Handwerkliche Ausbildung
Falsch ist auch die Annahme, in den Städten seien die Ausbildungsangebote besser. In ländlichen Regionen seien die Ausbildungsangebote keineswegs schlechter, sagt Lenze: „Sie sind allenfalls anders.“ Mit einem größeren Angebot an handwerklicher Ausbildung.
Das gleiche gilt für das Thema Weiterbildung. Lenze: „Es gibt auf dem Land sehr wohl Möglichkeiten, sich weiterzubilden.“ Zudem veränderten sich durch die fortschreitende Digitalisierung gerade für die Weiterbildung alle Bedingungen.
Kurze Beine, kurze Wege
Fazit: Von einer Vernachlässigung der der Bildungssituation in ländlichen Regionen kann keine Rede sein. Für Alarmmeldungen gibt es keinen Grund. Aber Erfolge können auch schnell wieder verspielt werden, warnt Lenze.

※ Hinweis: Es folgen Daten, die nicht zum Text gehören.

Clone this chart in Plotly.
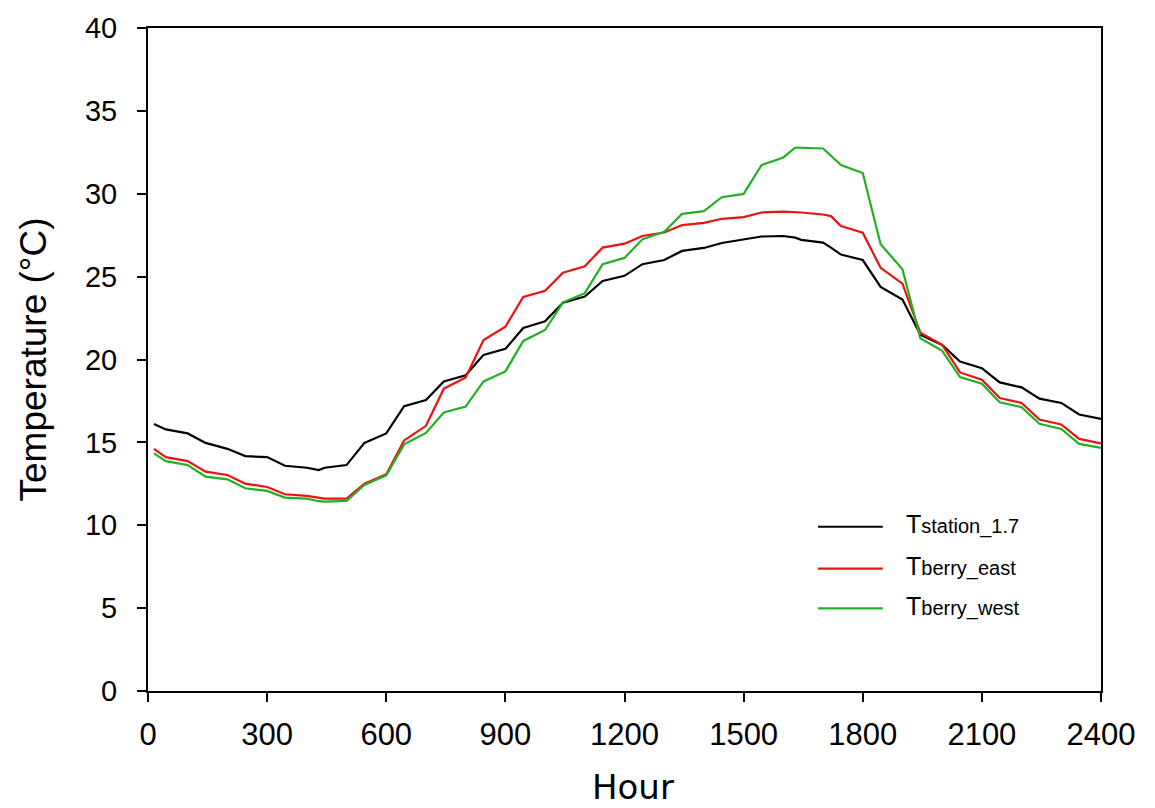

Seine Botschaft: „Schaut auf das Land, im doppelten Sinne des Wortes.“ Damit der Bildungsfrieden erhalten bleibe.
Gezielter Erhalt von Grundschulen im ländlichen Raum.
Studie Region und Bildung
Der Aktionsrat Bildung versieht seine wichtige Studie denn auch mit einer Vielzahl von Handlungsempfehlungen. Vielleicht die wichtigste bringt der neue Präsident der vbw, Wolfram Hatz, auf eine griffige Formel: „Kurze Beine, kurze Wege.“ Soll heißen: Für die Kleinen müssen „alle Möglichkeiten für den Erhalt von Grundschulen im ländlichen Raum“ ausgeschöpft werden. Der Aktionsrat Bildung empfiehlt, gegebenenfalls Klassenstufen zusammenzulegen.
Neue pädagogische Konzepte
Auch die Sekundarschulen dürfen auf dem Land nicht weniger werden. Denn die Schulwege müssten „in einem akzeptablen Bereich“ bleiben, so eine weitere Empfehlung. In Großstadtquartieren „mit ungünstigen Ausgangslagen der Schülerschaft“ sollen Förderangebote erweitert werden, raten die Autoren der Studie.
Oder: Pädagogische Konzepte sollen an eine „zunehmend heterogene und sozial problematische Schülerschaft“ angepasst werden. Die Lehrerbildung soll um eine „regionalspezifische Komponente“ erweitert werden. Nicht fehlen darf natürlich die Forderung nach „flächendeckendem Ausbau digitaler Bildungsangebote“.